- New Zealand / Australia
- Dates: 30 January 2017 – 5 February 2017
- Captains: Kane Williamson / Aaron Finch

One Day International series
- Results: New Zealand won the 3-match series 2–0
- Most runs: Ross Taylor (123) / Marcus Stoinis (188)
- Most wickets: Trent Boult (8) / James Faulkner (4) Mitchell Starc (4)

= Australian cricket team in New Zealand in 2016–17 =

International cricket tour

The Australian cricket team toured New Zealand in January and February 2017 to play three One Day Internationals (ODIs).

Australia's captain Steve Smith was ruled out of series after suffering an ankle injury in the final ODI against Pakistan. Matthew Wade was named as Australia's captain in Smith's place and Sam Heazlett was added to the squad as Smith's replacement. However, Wade was ruled out of the first match with a back complaint and Aaron Finch took over as captain. Before the second ODI, Wade was ruled out of series due to back injury and Finch continued to captain in the remaining matches.

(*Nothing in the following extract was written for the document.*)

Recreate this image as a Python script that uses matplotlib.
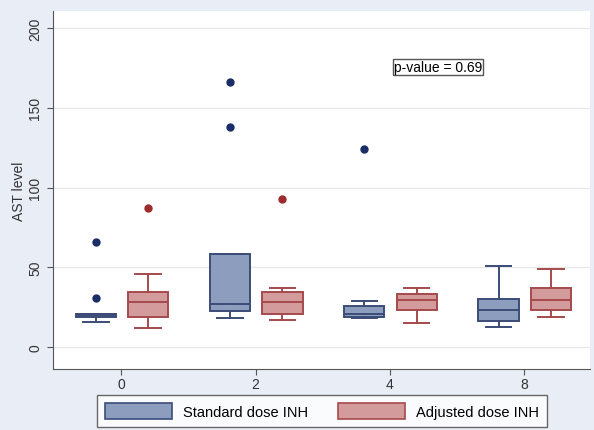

New Zealand won the series 2–0, to reclaim the Chappell–Hadlee Trophy.

==Squads==

| New Zealand | Australia |
|---|---|
| Kane Williamson (c); Tim Southee (vc); Tom Blundell (wk); Trent Boult; Neil Broom; Dean Brownlie; Colin de Grandhomme; Lockie Ferguson; Martin Guptill; Matt Henry; Tom Latham (wk); Colin Munro; James Neesham; Mitchell Santner; Ish Sodhi; Ross Taylor; | Steve Smith (c); Matthew Wade (c, wk); Aaron Finch (c); Pat Cummins; James Faulkner; Peter Handscomb (wk); Josh Hazlewood; Travis Head; Sam Heazlett; Shaun Marsh; Glenn Maxwell; Mitchell Starc; Billy Stanlake; Marcus Stoinis; Adam Zampa; |

Martin Guptill was ruled out of the second ODI due to a hamstring problem. Dean Brownlie was added into the squad as his cover. Ish Sodhi was added into the squad and Tom Blundell was released from the squad for final ODI. Guptill had not recovered from hamstring injury and was ruled out of the third ODI.